A “wall of water” had washed away all the roads in and out, the Asheville Citizen Times reported shortly after the storm.
And then the attention went away. Those who regularly help after disasters were pulled to new ones, like the floods in Central Texas that killed more than 100 people in July. Life went on.
But there’s still years of work to be done in Pensacola, Hensley said.
“Don’t forget us now,” he said of the public generally.
The same kind of help isn’t there for Yancey County now, he said. In the nearby Cattail Creek community, it was much the same. As neighbors dealt with the houses and other properties trashed by Helene, they are now confronted with paying for it themselves.
The general store is again operational. Hensley and a group of his friends were there socializing when The Charlotte Observer visited in August. He will focus on rebuilding the house behind the store next.
Pensacola will have to rebuild a prominent church still, along with many homes.
“People can still use somebody’s help, even if it’s three or four days at a time, a week” Hensley said. “There’s still a lot.”
River Arts District in Asheville, Buncombe County
Along the French Broad River in Asheville, there used to be breweries, restaurants, art galleries and a skate park.
Nearly 30 feet of water that flooded and filled Foundy Street shut much of that down.
The evidence of destruction is everywhere along the river. In August, dump trucks were still hauling fallen trees and other debris into lots along the French Broad.
It’s not a residential area, but it draws many to Asheville.
The River Arts District — or RAD — is an increasingly important scene in the art world, said jeweler Jeffrey Burroughs. They are the president of River Arts District Artists. Everything from crafts to fine art has had a chance to flourish in the RAD, Burroughs said.
Helene has stunted that growth. This fall season, a time when tourists traditionally flock to Asheville, will be especially important, Burroughs said.
“We’ve just spent the year killing ourselves to reopen, do all of this work, and the winter’s going to come before we know it,” they said in an interview in mid-August. “If we don’t have the fall that we need, how much more will we lose after spending a year trying to keep what we have?”
The RAD’s artists have found little help from lawmakers thus far, Burroughs said. But they have stepped up for each other.
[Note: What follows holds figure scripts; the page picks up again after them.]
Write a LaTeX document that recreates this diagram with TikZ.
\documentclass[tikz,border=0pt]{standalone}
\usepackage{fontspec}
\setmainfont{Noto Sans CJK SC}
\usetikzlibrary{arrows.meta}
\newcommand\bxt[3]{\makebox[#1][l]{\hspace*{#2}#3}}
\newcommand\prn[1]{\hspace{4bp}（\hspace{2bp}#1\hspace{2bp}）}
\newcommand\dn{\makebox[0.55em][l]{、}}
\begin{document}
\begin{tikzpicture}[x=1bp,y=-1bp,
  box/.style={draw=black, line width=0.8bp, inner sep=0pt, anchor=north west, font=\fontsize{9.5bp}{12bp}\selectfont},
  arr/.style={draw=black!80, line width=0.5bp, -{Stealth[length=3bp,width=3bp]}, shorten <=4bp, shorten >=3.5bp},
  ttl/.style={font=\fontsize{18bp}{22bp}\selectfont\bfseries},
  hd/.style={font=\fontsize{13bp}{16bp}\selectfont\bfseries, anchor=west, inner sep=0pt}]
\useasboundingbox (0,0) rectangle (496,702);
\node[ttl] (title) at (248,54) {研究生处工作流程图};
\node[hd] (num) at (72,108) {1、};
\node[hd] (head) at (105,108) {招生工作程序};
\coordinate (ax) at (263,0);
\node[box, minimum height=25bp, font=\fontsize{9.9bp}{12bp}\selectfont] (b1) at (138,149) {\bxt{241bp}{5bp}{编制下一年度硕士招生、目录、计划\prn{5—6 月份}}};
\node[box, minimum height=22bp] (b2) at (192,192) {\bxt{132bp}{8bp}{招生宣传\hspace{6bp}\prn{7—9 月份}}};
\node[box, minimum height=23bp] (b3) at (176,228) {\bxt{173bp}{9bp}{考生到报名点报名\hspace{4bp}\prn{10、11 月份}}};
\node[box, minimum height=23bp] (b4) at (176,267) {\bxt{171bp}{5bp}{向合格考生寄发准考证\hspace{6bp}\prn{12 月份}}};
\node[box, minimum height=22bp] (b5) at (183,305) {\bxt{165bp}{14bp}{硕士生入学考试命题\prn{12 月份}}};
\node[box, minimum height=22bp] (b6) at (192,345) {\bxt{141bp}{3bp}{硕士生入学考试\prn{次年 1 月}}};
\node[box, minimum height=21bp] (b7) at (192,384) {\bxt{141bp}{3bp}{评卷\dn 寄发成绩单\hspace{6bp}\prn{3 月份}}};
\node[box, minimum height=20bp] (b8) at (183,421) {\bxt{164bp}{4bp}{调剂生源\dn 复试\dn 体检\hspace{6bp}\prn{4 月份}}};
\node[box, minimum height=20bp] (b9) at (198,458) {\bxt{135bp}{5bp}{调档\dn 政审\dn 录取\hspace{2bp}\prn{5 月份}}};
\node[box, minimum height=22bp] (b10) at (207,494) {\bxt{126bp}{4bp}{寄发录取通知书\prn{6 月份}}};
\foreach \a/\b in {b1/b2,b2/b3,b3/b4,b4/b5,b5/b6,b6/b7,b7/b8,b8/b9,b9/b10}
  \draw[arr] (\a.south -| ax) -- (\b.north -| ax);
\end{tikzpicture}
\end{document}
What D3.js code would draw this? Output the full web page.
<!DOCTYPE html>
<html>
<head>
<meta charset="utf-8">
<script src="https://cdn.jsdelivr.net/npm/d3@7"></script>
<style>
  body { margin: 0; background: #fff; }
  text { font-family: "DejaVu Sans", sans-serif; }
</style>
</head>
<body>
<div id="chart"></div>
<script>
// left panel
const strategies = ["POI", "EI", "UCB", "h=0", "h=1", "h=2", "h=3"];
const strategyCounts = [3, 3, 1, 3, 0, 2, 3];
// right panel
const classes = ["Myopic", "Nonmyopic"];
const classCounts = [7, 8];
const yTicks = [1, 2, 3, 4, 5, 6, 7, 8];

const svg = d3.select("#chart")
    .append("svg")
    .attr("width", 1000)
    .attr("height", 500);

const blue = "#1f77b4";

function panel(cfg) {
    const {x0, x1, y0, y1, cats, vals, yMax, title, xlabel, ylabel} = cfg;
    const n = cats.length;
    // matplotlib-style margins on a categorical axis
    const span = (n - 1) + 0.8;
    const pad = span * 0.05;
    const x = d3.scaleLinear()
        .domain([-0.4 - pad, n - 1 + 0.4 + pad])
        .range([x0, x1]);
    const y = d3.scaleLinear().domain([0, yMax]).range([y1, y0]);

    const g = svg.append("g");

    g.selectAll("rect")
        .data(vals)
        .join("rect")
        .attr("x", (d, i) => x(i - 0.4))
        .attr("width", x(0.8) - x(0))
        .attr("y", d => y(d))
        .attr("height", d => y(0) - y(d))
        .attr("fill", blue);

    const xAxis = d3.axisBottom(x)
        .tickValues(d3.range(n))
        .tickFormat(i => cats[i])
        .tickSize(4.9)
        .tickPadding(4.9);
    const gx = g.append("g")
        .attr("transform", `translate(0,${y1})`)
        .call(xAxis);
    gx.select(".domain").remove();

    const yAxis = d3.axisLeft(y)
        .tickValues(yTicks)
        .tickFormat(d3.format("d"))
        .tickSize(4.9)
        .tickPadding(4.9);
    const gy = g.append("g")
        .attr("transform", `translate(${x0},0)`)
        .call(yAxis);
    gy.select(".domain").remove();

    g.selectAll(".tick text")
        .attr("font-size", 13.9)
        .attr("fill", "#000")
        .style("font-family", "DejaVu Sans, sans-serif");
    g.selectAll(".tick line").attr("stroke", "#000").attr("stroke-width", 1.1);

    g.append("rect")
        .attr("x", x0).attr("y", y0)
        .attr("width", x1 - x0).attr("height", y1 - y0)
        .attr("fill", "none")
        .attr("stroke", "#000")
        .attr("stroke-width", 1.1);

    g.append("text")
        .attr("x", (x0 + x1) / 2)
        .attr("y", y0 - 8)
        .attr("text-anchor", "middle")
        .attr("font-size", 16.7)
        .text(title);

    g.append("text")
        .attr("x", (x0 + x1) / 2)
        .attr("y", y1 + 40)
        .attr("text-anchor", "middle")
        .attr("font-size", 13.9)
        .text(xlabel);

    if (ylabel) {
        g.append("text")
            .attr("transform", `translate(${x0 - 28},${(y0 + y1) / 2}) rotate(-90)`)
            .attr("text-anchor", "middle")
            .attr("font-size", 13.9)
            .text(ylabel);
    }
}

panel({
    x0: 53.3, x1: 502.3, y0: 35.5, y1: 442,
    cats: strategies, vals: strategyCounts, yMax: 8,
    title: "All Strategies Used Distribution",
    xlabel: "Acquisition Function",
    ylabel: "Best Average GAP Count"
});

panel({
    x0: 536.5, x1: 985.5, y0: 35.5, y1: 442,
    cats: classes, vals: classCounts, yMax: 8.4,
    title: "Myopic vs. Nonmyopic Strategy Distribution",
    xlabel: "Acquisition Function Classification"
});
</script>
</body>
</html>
In one show of self-support, the supplies store that many of the RAD’s artists used — Cheap Joe’s — has been taken over, renamed and reopened by a new couple, Philip and Tina DeAngelo, who already owned a studio in the RAD.
Skaters and BMX riders managed to put their park back together shortly after Helene flooded it, though a water line can still be seen on one of its ramps.
“You can get a sense of what a warm, strong and loving community (we have),” Burroughs said. “We didn’t wait for anybody. We showed up for each other. Nobody needed to tell us. And I don’t think that’s limited to the River Arts District; I think that’s Asheville.”
Marshall, Madison County
“Almost a year later, it’s starting to look like a town again,” said Ben Owen, a contractor who’s from Marshall and has been helping to put his hometown “back together.”
Marshall is small, with under 1,000 people living in the Madison County town. But it had developed a special sort of charm over the last decade or so, The Charlotte Observer reported shortly after Helene hit.
Downtown — situated below cliffs on one side and the French Broad River on the other — filled up like a soup bowl when the storm came. That wrecked longstanding fixtures with the old Western North Carolina character, like a place to buy bib overalls and the county courthouse. It also undid the new, like a comic book and board game store.
As the community has rebuilt, people have taken the time to make additions to what was already there, Owen said. There’s no shortage of help.
“We’re still getting volunteer groups. Down at the Arts Council building, we’re still getting volunteer groups on the regular, coming down there to help clean up the basement, clean out debris, clean out the old plaster on the walls,” he said.
Walking through downtown, it looks like it’s bustling again, he said, but of course there’s still much that needs to be fixed up. In August, he said courthouse repairs had barely started, if at all.
Another local, 71-year-old Cheryl Chandler, said much more needs to be done. Her husband, James, noted that things look better every day. But it is slow.
“They just don’t have the funds,” she said of those rebuilding. The town is “scraping, trying to get by,” she said.
It’s been nice to see things slowly return, even then. She felt blessed, she said.
Diamond Vences and Melissa Melvin-Rodriguez conducted the interviews for this story.